The under secretary of State for political affairs was playing it close to the vest.

"A historic moment," said David D. Newsom of President Carter's trip to the Mideast, quick to add that "I was not directly involved in the plans. I sort of take charge of crises that are not on the front page."

He excused himself and drifted off in the direction of "old friends," leaving conjecture about the risks or rewards of Carter's journey to others at last night's dinner given by Moroccan Ambassador and Mrs. Ali Bengelloun for their minister of finance, Abdellatif Ghissassi.

"Even if we get a treaty between Egypt and Israel, the hatchet is out for Sadat," said Charles Mayer, a merchant of coal energy with a native fascination for foreign affairs.

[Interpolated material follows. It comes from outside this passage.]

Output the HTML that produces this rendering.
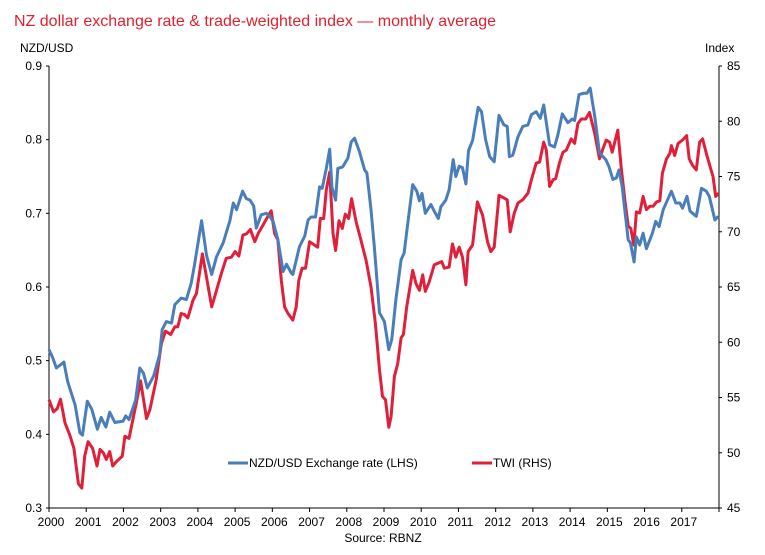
<!DOCTYPE html>
<html><head><meta charset="utf-8"><style>
body{margin:0;background:#fff;}
svg{display:block;font-family:"Liberation Sans",Arial,sans-serif;}
</style></head><body>
<svg id="chart" width="765" height="555" viewBox="0 0 765 555">
<text x="14" y="26" font-size="16" fill="#e2202e">NZ dollar exchange rate &amp; trade-weighted index — monthly average</text>
<text x="20" y="52" font-size="12" fill="#000">NZD/USD</text>
<text x="705" y="52" font-size="12" fill="#000">Index</text>
<g id="axes"></g>
<g id="series"></g>
<g>
<line x1="228" y1="463" x2="248" y2="463" stroke="#4a7ebb" stroke-width="3"/>
<text x="249" y="467" font-size="12">NZD/USD Exchange rate (LHS)</text>
<line x1="472" y1="463" x2="492" y2="463" stroke="#e0203a" stroke-width="3"/>
<text x="493" y="467" font-size="12">TWI (RHS)</text>
</g>
<text x="383" y="542" font-size="12" text-anchor="middle">Source: RBNZ</text>
</svg>
<script>
const years=[2000,2001,2002,2003,2004,2005,2006,2007,2008,2009,2010,2011,2012,2013,2014,2015,2016,2017];
const leftTicks=[0.3,0.4,0.5,0.6,0.7,0.8,0.9];
const rightTicks=[45,50,55,60,65,70,75,80,85];
const nzdT=[2000.0,2000.1,2000.2,2000.4,2000.5,2000.6,2000.7,2000.83,2000.9,2001.03,2001.15,2001.3,2001.4,2001.53,2001.63,2001.77,2001.99,2002.06,2002.15,2002.33,2002.44,2002.54,2002.64,2002.81,2002.97,2003.04,2003.15,2003.29,2003.38,2003.55,2003.69,2003.82,2003.91,2004.1,2004.23,2004.37,2004.5,2004.68,2004.86,2004.95,2005.04,2005.2,2005.3,2005.4,2005.5,2005.57,2005.7,2005.84,2005.93,2006.02,2006.15,2006.29,2006.38,2006.51,2006.55,2006.73,2006.87,2006.96,2007.04,2007.16,2007.27,2007.34,2007.45,2007.54,2007.6,2007.7,2007.76,2007.89,2008.03,2008.12,2008.21,2008.34,2008.48,2008.54,2008.65,2008.74,2008.88,2009.01,2009.13,2009.21,2009.32,2009.46,2009.54,2009.66,2009.77,2009.88,2009.95,2010.02,2010.11,2010.26,2010.35,2010.46,2010.53,2010.66,2010.75,2010.86,2010.93,2011.02,2011.11,2011.2,2011.27,2011.38,2011.53,2011.62,2011.73,2011.84,2011.96,2012.09,2012.22,2012.31,2012.37,2012.46,2012.6,2012.73,2012.87,2012.96,2013.09,2013.2,2013.29,2013.45,2013.58,2013.67,2013.79,2013.94,2014.06,2014.12,2014.24,2014.35,2014.45,2014.54,2014.66,2014.79,2014.96,2015.04,2015.15,2015.24,2015.31,2015.4,2015.56,2015.62,2015.72,2015.78,2015.87,2015.96,2016.05,2016.21,2016.3,2016.39,2016.5,2016.72,2016.84,2016.95,2017.02,2017.14,2017.22,2017.39,2017.53,2017.66,2017.74,2017.89,2017.98];
const nzdV=[0.515,0.504,0.49,0.498,0.472,0.456,0.44,0.402,0.399,0.445,0.434,0.407,0.423,0.41,0.43,0.416,0.418,0.425,0.42,0.447,0.49,0.483,0.463,0.479,0.508,0.542,0.553,0.551,0.576,0.585,0.583,0.605,0.63,0.69,0.643,0.617,0.641,0.66,0.69,0.714,0.705,0.73,0.72,0.718,0.71,0.68,0.698,0.7,0.696,0.689,0.664,0.621,0.631,0.619,0.617,0.655,0.669,0.691,0.695,0.695,0.736,0.734,0.761,0.787,0.736,0.718,0.761,0.763,0.775,0.797,0.802,0.784,0.759,0.755,0.705,0.655,0.565,0.553,0.515,0.529,0.583,0.637,0.646,0.695,0.739,0.73,0.717,0.727,0.7,0.712,0.703,0.693,0.709,0.718,0.732,0.773,0.75,0.764,0.762,0.74,0.785,0.799,0.844,0.838,0.8,0.777,0.77,0.833,0.82,0.818,0.777,0.779,0.804,0.818,0.82,0.834,0.838,0.829,0.847,0.793,0.79,0.806,0.835,0.823,0.828,0.826,0.861,0.863,0.863,0.87,0.832,0.782,0.773,0.764,0.746,0.748,0.759,0.736,0.664,0.66,0.634,0.668,0.657,0.673,0.652,0.673,0.689,0.682,0.705,0.73,0.714,0.714,0.707,0.723,0.703,0.696,0.734,0.73,0.723,0.691,0.696];
const twiT=[2000.0,2000.12,2000.22,2000.31,2000.43,2000.56,2000.67,2000.79,2000.88,2000.96,2001.05,2001.17,2001.29,2001.37,2001.46,2001.54,2001.63,2001.71,2001.81,2001.97,2002.04,2002.15,2002.35,2002.46,2002.62,2002.71,2002.88,2003.02,2003.13,2003.27,2003.38,2003.46,2003.55,2003.64,2003.73,2003.87,2003.96,2004.12,2004.23,2004.37,2004.5,2004.63,2004.76,2004.9,2005.0,2005.1,2005.21,2005.3,2005.41,2005.53,2005.62,2005.75,2005.88,2005.97,2006.06,2006.15,2006.24,2006.33,2006.42,2006.55,2006.64,2006.71,2006.8,2006.89,2007.0,2007.13,2007.22,2007.29,2007.38,2007.45,2007.54,2007.63,2007.7,2007.79,2007.88,2007.96,2008.05,2008.13,2008.25,2008.38,2008.52,2008.65,2008.77,2008.88,2008.96,2009.04,2009.13,2009.19,2009.28,2009.37,2009.46,2009.52,2009.61,2009.77,2009.86,2009.95,2010.04,2010.11,2010.21,2010.35,2010.48,2010.55,2010.62,2010.75,2010.84,2010.93,2011.02,2011.11,2011.2,2011.26,2011.38,2011.51,2011.65,2011.78,2011.87,2011.96,2012.09,2012.25,2012.31,2012.39,2012.5,2012.6,2012.73,2012.87,2012.96,2013.09,2013.18,2013.29,2013.36,2013.45,2013.54,2013.61,2013.72,2013.81,2013.9,2014.03,2014.12,2014.21,2014.3,2014.42,2014.52,2014.66,2014.79,2014.88,2014.97,2015.06,2015.13,2015.28,2015.37,2015.47,2015.56,2015.63,2015.71,2015.78,2015.87,2015.96,2016.05,2016.14,2016.23,2016.32,2016.41,2016.48,2016.59,2016.68,2016.72,2016.81,2016.9,2017.02,2017.13,2017.2,2017.29,2017.39,2017.48,2017.56,2017.66,2017.75,2017.84,2017.91,2017.99];
const twiV=[54.8,53.7,54.0,54.85,52.7,51.6,50.4,47.2,46.8,49.7,51.0,50.4,48.8,50.3,50.0,49.4,50.1,48.8,49.2,49.7,51.5,51.3,54.6,56.5,53.1,53.9,56.6,59.9,61.0,60.7,61.4,61.4,62.6,62.5,62.2,63.8,64.4,68.0,65.9,63.2,64.7,66.2,67.6,67.7,68.2,67.8,69.7,69.8,70.2,69.1,69.85,70.6,71.4,71.9,69.85,69.25,65.6,63.2,62.6,62.0,63.2,65.6,66.7,66.7,69.1,68.8,68.6,71.2,71.2,73.8,75.4,69.85,68.3,71.0,70.3,71.6,71.2,73.0,70.9,69.25,67.4,65.0,61.7,57.5,55.1,54.8,52.3,53.3,56.9,58.1,60.4,60.7,63.2,66.5,65.3,64.7,66.1,64.6,65.4,67.0,67.2,67.3,66.7,66.8,68.9,67.7,68.6,67.7,65.2,68.2,68.8,72.7,71.5,69.1,68.2,68.6,73.3,73.0,72.9,70.0,71.7,72.6,72.9,73.5,74.7,76.2,76.3,78.1,77.4,74.1,74.7,74.8,76.3,77.2,77.4,78.4,78.0,79.8,80.2,80.2,80.8,78.9,76.6,77.5,78.3,78.1,77.2,79.2,75.9,72.9,70.5,70.3,68.8,71.8,71.7,73.2,72.0,72.3,72.3,72.7,72.8,75.3,76.6,77.1,77.8,76.9,78.0,78.3,78.7,76.6,76.0,75.6,78.1,78.4,77.1,76.0,75.0,73.2,73.5];

const X0=49,X1=719,Y0=66,Y1=508;
const xs=t=>X0+(t-2000)/18*(X1-X0);
const yl=v=>Y1-(v-0.3)/0.6*(Y1-Y0);
const yr=v=>Y1-(v-45)/40*(Y1-Y0);
const NS="http://www.w3.org/2000/svg";
const axes=document.getElementById('axes'),ser=document.getElementById('series');
function mk(tag,attrs,parent){const e=document.createElementNS(NS,tag);for(const k in attrs)e.setAttribute(k,attrs[k]);parent.appendChild(e);return e;}
const la=mk('line',{x1:X0,y1:Y0,x2:X0,y2:Y1,stroke:'#000','stroke-width':1},axes);


const ra=mk('line',{x1:X1,y1:Y0,x2:X1,y2:Y1,stroke:'#000','stroke-width':1},axes);


const xa=mk('line',{x1:X0,y1:Y1,x2:X1,y2:Y1,stroke:'#000','stroke-width':1},axes);


leftTicks.forEach(v=>{const y=yl(v);mk('line',{x1:X0-3,y1:y,x2:X0,y2:y,stroke:'#000'},axes);
const t=mk('text',{x:X0-7,y:y+4,'font-size':12,'text-anchor':'end'},axes);t.textContent=v.toFixed(1);

});
rightTicks.forEach(v=>{const y=yr(v);mk('line',{x1:X1,y1:y,x2:X1+3,y2:y,stroke:'#000'},axes);
const t=mk('text',{x:X1+8,y:y+4,'font-size':12},axes);t.textContent=v;

});
years.concat([2018]).forEach(v=>{const x=xs(v);mk('line',{x1:x,y1:Y1,x2:x,y2:Y1+4,stroke:'#000'},axes);});
years.forEach(v=>{const t=mk('text',{x:xs(v)+2,y:Y1+18,'font-size':12,'text-anchor':'middle'},axes);t.textContent=v;

});
function line(T,V,yf,col){return mk('polyline',{points:T.map((t,i)=>xs(t).toFixed(1)+','+yf(V[i]).toFixed(1)).join(' '),fill:'none',stroke:col,'stroke-width':3,'stroke-linejoin':'round'},ser);}
const lt=line(twiT,twiV,yr,'#e0203a');


const ln=line(nzdT,nzdV,yl,'#4a7ebb');


</script>
</body></html>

"Everybody knows the real problem concerns the Palestinian refugees. But if we're taken seriously," Mayer continued, "Carter can win. The question is how can anyone in the Mideast take us seriously these days?"

Across the "Moroccan Room," a large, comfortable reception room in the Cleveland Park residence where soft cushions and low banquettes invite guests to settle in indefinitely, Sen. Thad Cochran, the only Republican senator in Mississippi history, was settling in for his debut appearance at an embassy dinner party.

"I would expect Carter's trip was not high risk at all," said Cochran, sounding very much like senators sound at embassy parties. "I would expect that he would not have gone unless he could be sure of finalizing some agreement. It was designed to make him appear a peacemaker."

The Bengellouns are supposed to have set the standards for Arab entertaining along Embassy Row, when they were here the first time back in the early 1960s. Things were done, well, lavishly, according to some of the guests.

"Washington had never before experienced the social approach from that part of the world," remembered Paul Rogers, the former Florida congressman who, with the Arthur Gardners -- also there last night -- were among the Bengellouns' favorite guests.

Considerably more restrained now than in the good old days, the Bengellouns apparently are no less ardent party-givers. Last year they entertained 10,000 guests at either dinners or receptions.

Last night it was a modest four tables of 10 dining on squab stuffed with couscous, salmon mousse, endive and meringue glace, the latter made by the hostess.